One of the key lines in the film is, “Rock & roll is a risk.” What risks are you taking with this production?
Doing it. When you have a film that is so loved, everyone walks in with all their favorite parts. The things I would hear about Moulin Rouge! while sitting in the audience… [She laughs.] But that’s what’s so beautiful about it: You have a beautiful reference point to topple over, not just carry from the screen to the stage. You turn it upside down. Luckily, the world has given me jobs with risk-takers who want to dig deeper, and who thrive on innovation. 

You’ve seemingly tackled every type of choreographic project there is. What’s left on your to-do list?
Movies! I want to do a film so badly. I’m a big horror-movie buff. I would love to get inside of that world. So You Think You Can Dance was fast. I’m not after that type of swiftness, but I miss being behind the camera. 

Across these different types of projects—musical theater, television, concert dance work—what stays constant for you?
My reference point is always discipline and preparation. That doesn’t mean I walk in with all the right answers, but my channels are open and I’m trying and trying. That doesn’t ever stop, and it’s sometimes too much sizzle in my mind. 

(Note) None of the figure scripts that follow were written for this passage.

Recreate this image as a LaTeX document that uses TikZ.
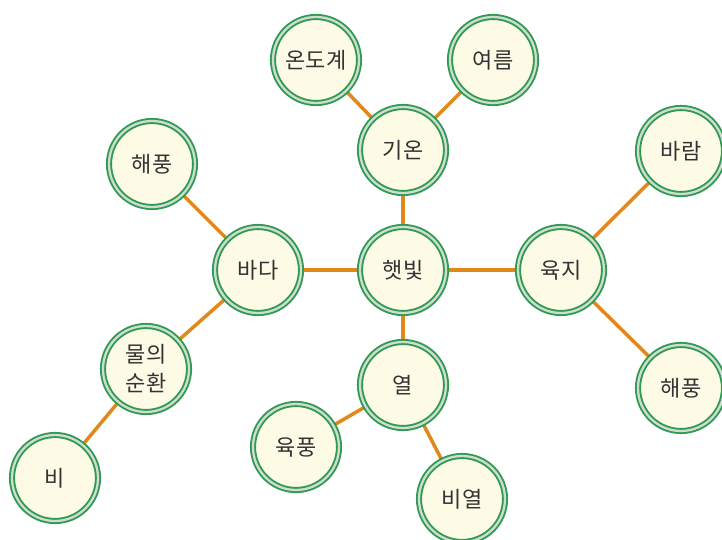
\documentclass[tikz,border=0pt]{standalone}
\usepackage{fontspec}
\usetikzlibrary{backgrounds}
\newfontfamily\kr{Noto Sans CJK KR}
\definecolor{ringgreen}{HTML}{2E9A52}
\definecolor{ringgray}{HTML}{D0DCD0}
\definecolor{nodefill}{HTML}{FDFBE6}
\definecolor{edgeorange}{HTML}{E0891A}
\definecolor{txt}{HTML}{333333}
\begin{document}
\begin{tikzpicture}[x=1pt,y=-1pt,
  concept/.style={circle, draw=ringgreen, line width=1.9pt, double=ringgray, double distance=2.3pt,
    fill=nodefill, minimum size=86pt, inner sep=0pt, outer sep=0pt,
    font=\kr\fontsize{22}{29}\selectfont, text=txt, align=center},
  link/.style={draw=edgeorange, line width=3.5pt}]
\useasboundingbox (0,0) rectangle (722,540);
\node[concept] (sun) at (403,270) {햇빛};
\node[concept] (temp) at (403,150) {기온};
\node[concept] (thermo) at (316,60) {온도계};
\node[concept] (summer) at (493,60) {여름};
\node[concept] (sea) at (258,270) {바다};
\node[concept] (seabreezeL) at (152,164) {해풍};
\node[concept] (cycle) at (146,369) {물의\\순환};
\node[concept] (rain) at (55,478) {비};
\node[concept] (heat) at (403,385) {열};
\node[concept] (landbreeze) at (296,447) {육풍};
\node[concept] (specheat) at (462,499) {비열};
\node[concept] (land) at (561,270) {육지};
\node[concept] (wind) at (681,151) {바람};
\node[concept] (seabreezeR) at (681,388) {해풍};
\begin{scope}[on background layer]
\draw[link] (sun) -- (temp);
\draw[link] (temp) -- (thermo);
\draw[link] (temp) -- (summer);
\draw[link] (sun) -- (sea);
\draw[link] (sea) -- (seabreezeL);
\draw[link] (sea) -- (cycle);
\draw[link] (cycle) -- (rain);
\draw[link] (sun) -- (heat);
\draw[link] (heat) -- (landbreeze);
\draw[link] (heat) -- (specheat);
\draw[link] (sun) -- (land);
\draw[link] (land) -- (wind);
\draw[link] (land) -- (seabreezeR);
\end{scope}
\end{tikzpicture}
\end{document}
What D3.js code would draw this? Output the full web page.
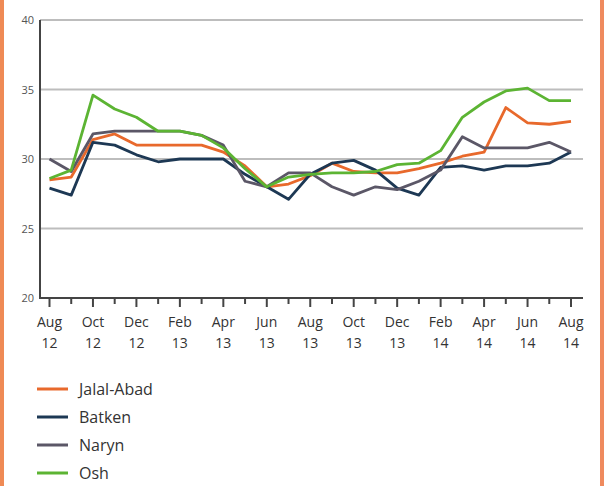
<!DOCTYPE html>
<html>
<head>
<meta charset="utf-8">
<script src="https://cdn.jsdelivr.net/npm/d3@7"></script>
<style>
  html, body { margin: 0; padding: 0; background: #fff; }
  svg { display: block; }
</style>
</head>
<body>
<svg id="chart" width="604" height="486"></svg>
<script>
const months = ["Aug 12","Sep 12","Oct 12","Nov 12","Dec 12","Jan 13","Feb 13","Mar 13","Apr 13","May 13","Jun 13","Jul 13",
                "Aug 13","Sep 13","Oct 13","Nov 13","Dec 13","Jan 14","Feb 14","Mar 14","Apr 14","May 14","Jun 14","Jul 14","Aug 14"];
const seriesNames = ["Jalal-Abad","Batken","Naryn","Osh"];
const jalalAbad = [28.5,28.7,31.4,31.8,31.0,31.0,31.0,31.0,30.5,29.5,28.0,28.2,28.8,29.7,29.1,29.0,29.0,29.3,29.7,30.2,30.5,33.7,32.6,32.5,32.7];
const batken    = [27.9,27.4,31.2,31.0,30.3,29.8,30.0,30.0,30.0,28.9,28.0,27.1,28.9,29.7,29.9,29.2,27.9,27.4,29.4,29.5,29.2,29.5,29.5,29.7,30.5];
const naryn     = [30.0,29.1,31.8,32.0,32.0,32.0,32.0,31.7,31.0,28.4,28.0,29.0,29.0,28.0,27.4,28.0,27.8,28.4,29.2,31.6,30.8,30.8,30.8,31.2,30.5];
const osh       = [28.6,29.2,34.6,33.6,33.0,32.0,32.0,31.7,30.8,29.3,28.0,28.7,28.9,29.0,29.0,29.1,29.6,29.7,30.6,33.0,34.1,34.9,35.1,34.2,34.2];
const yTicks = [20,25,30,35,40];
const colors = ["#E8692C","#1D3854","#5B5767","#5CB433"];

const svg = d3.select("#chart");
const x = d3.scalePoint().domain(months).range([49.5, 571]);
const y = d3.scaleLinear().domain([20,40]).range([298, 20]);
const axisLeft = 40, gridRight = 583;

// orange side borders
svg.append("rect").attr("x",0).attr("y",0).attr("width",4).attr("height",486).attr("fill","#EF8A55");
svg.append("rect").attr("x",600).attr("y",0).attr("width",4).attr("height",486).attr("fill","#EF8A5E");

// gridlines
svg.append("g").selectAll("line").data(yTicks.filter(d=>d>20)).join("line")
  .attr("x1",axisLeft).attr("x2",gridRight)
  .attr("y1",d=>y(d)).attr("y2",d=>y(d))
  .attr("stroke","#BDBDBD").attr("stroke-width",2);

// y tick labels
svg.append("g").selectAll("text").data(yTicks).join("text")
  .attr("x",34).attr("y",d=>y(d)+4)
  .attr("text-anchor","end")
  .attr("font-family","'Open Sans', sans-serif").attr("font-size",11)
  .attr("fill","#555").text(d=>d);

// lines
const line = d3.line().x((d,i)=>x(months[i])).y(d=>y(d));
const allSeries = [jalalAbad, batken, naryn, osh];
svg.append("g").selectAll("path").data(allSeries).join("path")
  .attr("d",line).attr("fill","none")
  .attr("stroke",(d,i)=>colors[i]).attr("stroke-width",2.8)
  .attr("stroke-linejoin","round");

// axes
svg.append("line").attr("x1",axisLeft).attr("x2",axisLeft).attr("y1",y(40)).attr("y2",y(20)+1)
  .attr("stroke","#444").attr("stroke-width",2);
svg.append("line").attr("x1",axisLeft).attr("x2",gridRight).attr("y1",y(20)).attr("y2",y(20))
  .attr("stroke","#444").attr("stroke-width",2);

// ticks
svg.append("g").selectAll("line").data(months).join("line")
  .attr("x1",d=>x(d)).attr("x2",d=>x(d))
  .attr("y1",y(20)).attr("y2",(d,i)=> i%2===0 ? y(20)+9 : y(20)+6)
  .attr("stroke","#444").attr("stroke-width",2);

// x labels
const lab = svg.append("g").selectAll("text").data(months.filter((d,i)=>i%2===0)).join("text")
  .attr("text-anchor","middle")
  .attr("font-family","'Open Sans', sans-serif").attr("font-size",14)
  .attr("fill","#333");
lab.append("tspan").attr("x",d=>x(d)).attr("y",327).text(d=>d.split(" ")[0]);
lab.append("tspan").attr("x",d=>x(d)).attr("y",348).text(d=>d.split(" ")[1]);

// legend
const leg = svg.append("g").selectAll("g").data(seriesNames).join("g")
  .attr("transform",(d,i)=>`translate(0,${389 + i*28})`);
leg.append("line").attr("x1",37).attr("x2",68).attr("y1",0).attr("y2",0)
  .attr("stroke",(d,i)=>colors[i]).attr("stroke-width",3);
leg.append("text").attr("x",79).attr("y",6)
  .attr("font-family","'Open Sans', sans-serif").attr("font-size",16)
  .attr("fill","#333").text(d=>d);
</script>
</body>
</html>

Do you find that one type of process comes more easily?
For theater, the mood takes a minute. You’re in a space creating and you have to look back at the creative team behind you and ask, “What do you think?” You can’t just hold onto an idea and have it realized, because it’s not just yours—it’s a collaborative process. I really love sharing, so I don’t sweat it, but it takes a minute. When I’m doing my concert work, it’s all me. It can be a bit more selfish in terms of where the content comes from. Sometimes it can feel super lonely. But I enjoy both, I really do. I take them as big challenges, and I love being challenged. It makes me feel alive, you know?

Sing Street begins previews at New York Theatre Workshop on November 25 and opens on December 16.